By 1980 the company was employing 200 people, and Marmont decided to invest £6m in a new factory at Kegworth. His fascination with boys' toys naturally pushed him towards high technology, and he built the most advanced soft-drinks plant in Europe. Where 28 worked on the production line in the old factory, now three did. Automated guided vehicles stacked the drinks as tightly as possible - but a computer remembered where each type was, so they could be retrieved easily. And when hot weather pushed demandthrough the roof, output could be reprogrammed at the touch of a button.

By bringing hi-tech to a traditionally low-tech sector, Marmont gave Carters a big lead. He did not, however, believe in keeping his secrets to himself. Weekly visits were arranged for locals, schoolchildren and even rivals. "Pepsi-Cola hired Concorde every Wednesday for six weeks to show their people round," he says proudly. He believes this unwonted openness paid off. "I gained more than I lost," he points out, "because other companies would then invite me round their factories."

By ploughing cash back into the operation at the rate of £6m to £9m a year, Kegworth reinforced its lead. By the time Marmont sold out to Hero, it had 20 per cent of the UK soft drinks market and employed 650.

Meanwhile, he was becoming more involved in sustainable energy. His first energy-saving device, to extract heat from the lake, was installed more because he found it intriguing than because he was seeking to save the world. It can take heat out even whenthe lake is freezing.

Gradually, however, he became more convinced by the environmental arguments and started converting his farmhouse into a green showcase. From the outside it looks unremarkable, but in the basement a range of devices generates electricity and heat in the most efficient way possible, and makes sure as little as possible is wasted. The whole system is monitored by a computer installed by Loughborough University.
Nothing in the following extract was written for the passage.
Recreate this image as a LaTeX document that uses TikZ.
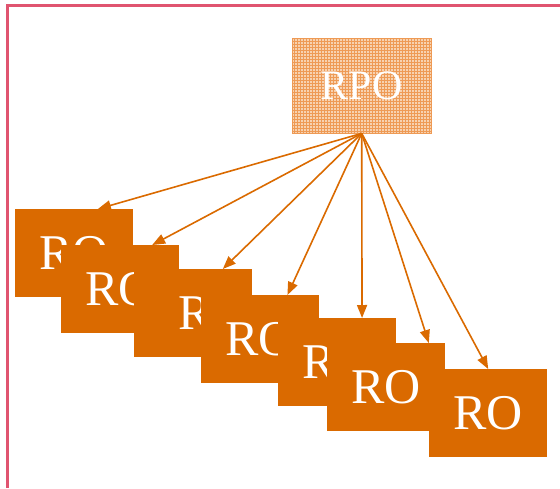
\documentclass[tikz,border=0pt]{standalone}
\usepackage{fontspec}
\setmainfont{Liberation Serif}
\usetikzlibrary{calc, arrows.meta, patterns}

\definecolor{frameRed}{HTML}{E05470}
\definecolor{roOrange}{HTML}{DA6A00}
\definecolor{rpoFill}{HTML}{F7D2B0}
\definecolor{rpoGrid}{HTML}{EE9A55}

\begin{document}
\begin{tikzpicture}[x=1pt, y=-1pt,
    robox/.style={anchor=north west, fill=roOrange, text=white, inner sep=0pt,
        minimum width=118pt, minimum height=88pt, font=\fontsize{50}{50}\selectfont},
    rpobox/.style={anchor=north west, fill=rpoFill, text=white, inner sep=0pt,
        minimum width=139pt, minimum height=95pt, font=\fontsize{42}{42}\selectfont},
    link/.style={roOrange, line width=1.6pt, -{Triangle[length=13pt, width=10pt]}}]

    \useasboundingbox (0,0) rectangle (560,488);

    % frame
    \draw[frameRed, line width=3pt] (7.5,488) |- (560,5.5);

    % top box
    \node[rpobox] (rpo) at (292,38) {};
    \fill[pattern=grid, pattern color=rpoGrid] (rpo.north west) rectangle (rpo.south east);
    \draw[rpoGrid, line width=0.6pt] (rpo.north west) rectangle (rpo.south east);
    \node[text=white, font=\fontsize{42}{42}\selectfont] at (rpo.center) {RPO};

    % stacked boxes
    \node[robox] (ro1) at (15,209) {RO};
    \node[robox] (ro2) at (61,245) {RO};
    \node[robox] (ro3) at (134,269) {\hspace*{40pt}RO};
    \node[robox] (ro4) at (201,295) {RO};
    \node[robox] (ro5) at (278,318) {RO};
    \node[robox] (ro6) at (327,343) {RO};
    \node[robox] (ro7) at (429,369) {RO};

    % arrows
    \foreach \i/\f in {1/0.70, 2/0.77, 3/0.75, 4/0.73, 5/0.71, 6/0.86, 7/0.50}
        \draw[link] (rpo.south) -- ($(ro\i.north west)!\f!(ro\i.north east)$);

\end{tikzpicture}
\end{document}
He installed his first two wind turbines in 1990, then in 1992 travelled to Texas to view a new design made by a company called, coincidentally, Carter Wind Turbines. He liked it so much he bought the company, and transferred it to England. As well as making turbines, it owns a large wind farm in Cumbria, and has won big orders in China and India. Now, however, Marmont has decided it is time to move into semi-retirement, and he is in the process of selling the company.

But this is not the end of Tony Marmont the businessman. He is building a new office in a field close to the house, from where he will organise his affairs. The roof, naturally, will be made of solar panels.